Obama says early closing of prison camp unlikely
Protesters acted on the seventh anniversary of the Guantánamo camp, and Barack Obama said he would probably not empty it in his first 100 days.
BY CAROL ROSENBERG
crosenberg@MiamiHerald.com
President-elect Barack Obama warned Sunday -- on the seventh anniversary of the opening of the war-on-terrorism prison camp at Guantánamo Bay, Cuba -- that he likely would not make good on his campaign pledge to close it during his first 100 days in office.
He spoke in an ABC News interview as demonstrators across the globe donned trademark orange jumpsuits to condemn the prison camps -- from downtown Prague in the Czech Republic, where critics knelt behind chicken wire, to Miami Beach, where protesters paraded past brunch crowds on Lincoln Road.
''Obama: Keep Your Promise. Close Guantánamo,'' read a sign carried by several demonstrators, another curiosity amid the open-air Sunday diners and farmers' market crowds.
At one point, the 20 or so protesters trotted past a lone man standing vigil beneath a giant cross and declaring, ''Jesus Saves. Believe or Perish,'' as concertgoers streamed into a matinee performance of the New World Symphony.
SEVENTH ANNIVERSARY
Sunday marked seven years to the day that the first 20 detainees arrived at the U.S. Navy base in southeast Cuba in an airlift from Afghanistan. The base became the showcase center for an ''enemy combatant'' policy that triggered international condemnation.
In Cuba, U.S. military spokesmen said last week that 30 of the 250 captives from 31 nations were engaging in a hunger strike to protest their indefinite detention. Ten percent of the terrorism suspects were being force-fed, the military said.
''I think it's going to take some time,'' Obama told George Stephanopoulos on ABC's This Week. He said administration legal teams were consulting with ``our national security apparatus as we speak to help design exactly what we need to do.''
Obama reiterated his campaign pledge to close the camps as ``part of our broader national security strategy, because we will send a message to the world that we are serious about our values.''
Critics complain that the Bush administration has denied to war-on-terrorism captives, from Cuba to Afghanistan and also on U.S. soil, meaningful opportunities to contest their indefinite detention. The Pentagon says it houses its post-9/11 detainees humanely and in the spirit of the Geneva Conventions.
`THE CHALLENGE'
Obama warned that closing the prison camps is ``more difficult than I think a lot of people realize. Part of the challenge that you have is that you have a bunch of folks that have been detained, many of whom may be very dangerous, who have not been put on trial or have not gone through some adjudication.
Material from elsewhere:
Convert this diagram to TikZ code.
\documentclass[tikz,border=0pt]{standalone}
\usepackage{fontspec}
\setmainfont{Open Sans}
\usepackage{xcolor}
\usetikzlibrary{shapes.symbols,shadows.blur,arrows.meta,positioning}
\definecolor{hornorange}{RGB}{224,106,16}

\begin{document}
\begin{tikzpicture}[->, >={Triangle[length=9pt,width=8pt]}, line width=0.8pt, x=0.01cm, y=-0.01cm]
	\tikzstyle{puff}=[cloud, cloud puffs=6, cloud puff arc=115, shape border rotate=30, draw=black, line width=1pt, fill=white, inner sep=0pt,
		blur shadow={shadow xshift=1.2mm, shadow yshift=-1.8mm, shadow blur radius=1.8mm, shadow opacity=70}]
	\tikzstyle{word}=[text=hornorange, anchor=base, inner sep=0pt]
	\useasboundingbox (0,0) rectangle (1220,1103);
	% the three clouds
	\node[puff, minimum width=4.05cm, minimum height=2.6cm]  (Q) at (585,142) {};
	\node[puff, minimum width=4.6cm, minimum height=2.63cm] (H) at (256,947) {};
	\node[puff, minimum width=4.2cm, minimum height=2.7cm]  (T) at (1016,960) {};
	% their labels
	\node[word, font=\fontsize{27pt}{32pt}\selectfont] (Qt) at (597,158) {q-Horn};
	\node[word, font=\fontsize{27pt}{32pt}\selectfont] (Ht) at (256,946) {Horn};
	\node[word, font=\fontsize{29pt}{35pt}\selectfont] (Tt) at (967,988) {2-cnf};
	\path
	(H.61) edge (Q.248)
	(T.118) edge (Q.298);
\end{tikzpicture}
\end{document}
``And some of the evidence against them may be tainted, even though it's true.''
ACHIEVING A BALANCE
Obama described the challenge confronting his administration as balancing the rule of law and Anglo-American justice while not releasing people ``who are intent on blowing us up.''
About two dozen protesters from as far away as Palm Beach County took part in Sunday's march in Miami Beach, organized by Amnesty International.
Demonstrators distributed leaflets on Lincoln Road that called for closure in the first 100 days.
''It's important now to keep on being the voice for these issues,'' said Wendy Bourgault, 46, of Pompano Beach, who said she supported Obama.
She said she dropped her sons off at Sunday catechism class and for the first time donned a symbolic orange jumpsuit, like those that some prisoners at Guantánamo wear, because she believed that if her sons were arrested somewhere, ``they would deserve a fair day in court, too.''
MILITARY COMMISSIONS
Of the 250 men detained at Guantánamo, 19 face charges at the special Military Commissions that the Bush White House championed as an alternative to traditional military or criminal trials.
Obama has said he prefers federal trials or courts martial to the commissions, but has not yet indicated whether he will stop the war court -- which is scheduled to stage its next trial Jan. 26, less than a week after he takes office.
''We get lost in the idea that only people who are bad get put in jail,'' Bourgault said. ``But everyone deserves a day in court.''
OTHER PROTESTS
Her protest was mirrored across Europe, including outside the U.S. Embassy in London, where demonstrators added shackles to their attire, and opposite the U.S. Embassy in Lima, where protesters added spooky white masks -- and a banner declaring, ``Close Guantánamo!''
Lincoln Road's lunchtime crowds noted the demonstration with bewilderment. ''Look! Escaped convicts,'' one teenager shouted as the sign-carrying protest wound past the German beer garden.
''Keep torturing!'' a man shouted after demonstrators handed him an Amnesty International leaflet titled ``Countering Terror with Justice.''
The Pentagon's Sunday spokesman did not return a call and e-mail seeking an anniversary comment.